Staying on a Caribbean island isn't all about rum punches and the perfect beach. Hit the right spots and you'll find entire worlds beneath the waves, where both dilettante snorkelers and experienced scuba freaks can explore intricate coral reefs and atmospheric shipwrecks. We have chosen four islands that offer the best combination of aquatic adventure and dining satisfaction, with idyllic accommodations as well. The restaurants are relaxed places that serve simple island cooking--just what you'll crave after a hard day's dive.
Where to stay The 59 British Virgin Islands (B.V.I.) have marvelous names: who could resist West Dog or Prickly Pear, Fallen Jerusalem or Dead Chest? By comparison, Tortola, the largest, sounds almost prosaic. Still, it makes a great home base for underwater adventurers--especially the American-run, 17th-century Sugar Mill hotel. This hillside inn has 21 cottagelike rooms that look out over the waves or into lush gardens, including one for vegetables.
Where to dive Diving in the B.V.I. happens in a big way, since an underwater shelf extends across the entire 35 miles of the chain and provides all manner of aquatic vistas, as well as excellent wrecks and snorkel-accessible caves. What's more, it takes just a half hour or less by boat to travel between any two B.V.I. dive sites. The most spectacular is off Salt Island, where the RMS Rhone, a 310-foot steamer, foundered in 1867. She is generally agreed to be the Caribbean's best shipwreck, and since her rudder is only 15 feet down, she can be viewed even by snorkel. For scuba diving, try Alice in Wonderland, named for its giant mushroom-shaped corals, or the treacherous waters around Anegada, which have sunk more than 300 ships.
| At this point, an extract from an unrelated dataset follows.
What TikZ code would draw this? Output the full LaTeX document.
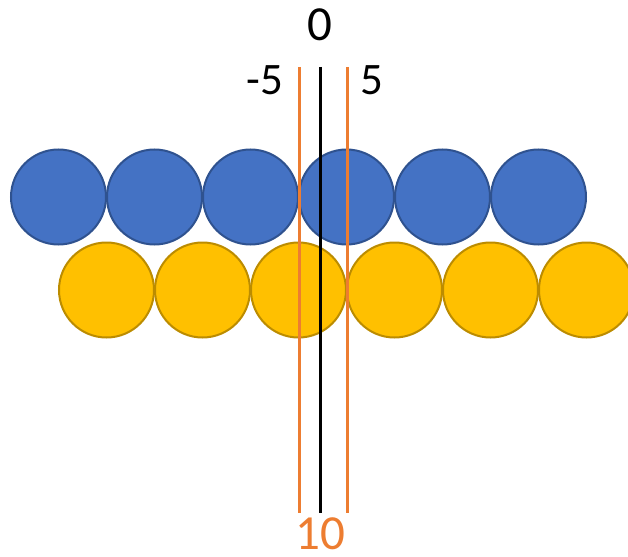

Where to eat Don't miss The Sugar Mill's Carrot Bay neighbor, Mrs. Scatliffe's, famous around these parts for coconut chicken, which Mrs. Scatliffe herself cooks to order. You might opt for The Apple Restaurant, which serves the finest rotis (stuffed flat breads) for miles. Or you could try Bomba's Surfside Shack, where the home cooking is less a reason to visit than the infamous full-moon party: a "jump-up" (in which you jump up to dance) that rivals the most raucous festivities on any other Caribbean island.
The Sugar Mill hotel, Apple Bay; 284-495-4355 or 800-462-8834; $155 per night for two. Mrs. Scatliffe's Bar and Restaurant, Carrot Bay; 284-495-4556. The Apple Restaurant, Apple Bay; 284-495-4437. Bomba's Surfside Shack, Northshore Rd., Cappoon's Bay; 284-495-4148.
Where to stay The little resort of Anse Chastenet hugs a tropical hillside on St. Lucia's exquisitely green south coast. The spacious terra-cotta-tiled rooms feature artwork in burlap and carved wood, scarlet madras fabrics and wooden beams underneath sloping eaves that reveal an amazing Caribbean vista: the almost comically conical twin peaks of the Pitons. In one of Anse Chastenet's guest rooms, a tree grows right through the bathroom; in another, a shower with a wall entirely missing is a great place to watch the sunset. Down at sea level, there are also rooms that open straight onto the private gray-sand beach.
Where to dive Anse Chastenet's own dive center is famous for both quality of instruction (you can get certified here in five days) and quality of dive sites. Underwater landscapes are aptly described by names like Fairyland, Pinnacles, Coral Gardens and Turtle Reef. Less accomplished reef peepers can float mere yards out to sea to snorkel a magnificent designated marine reserve.
Where to eat For the feeding frenzy that strikes after a long dive, Trou au Diable on the hotel's beach serves up rotis filled with Creole curry. A water taxi brings you to Bang Between the Pitons, a Jamaican-style jerk pit run by Lord Glenconner, Mustique's eccentric founder; calling ahead is essential since hours are erratic. Or explore the mini-metropolis of Soufriere, where you can shop for local honey and Bois Bandé, a syrupy liqueur that St. Lucians swear works better than Viagra.
Anse Chastenet Hotel and Trou au Diable, Soufriere; 758-459-7000; hotel $180 per night for two. Bang Between the Pitons, Soufriere; 758-459-7864.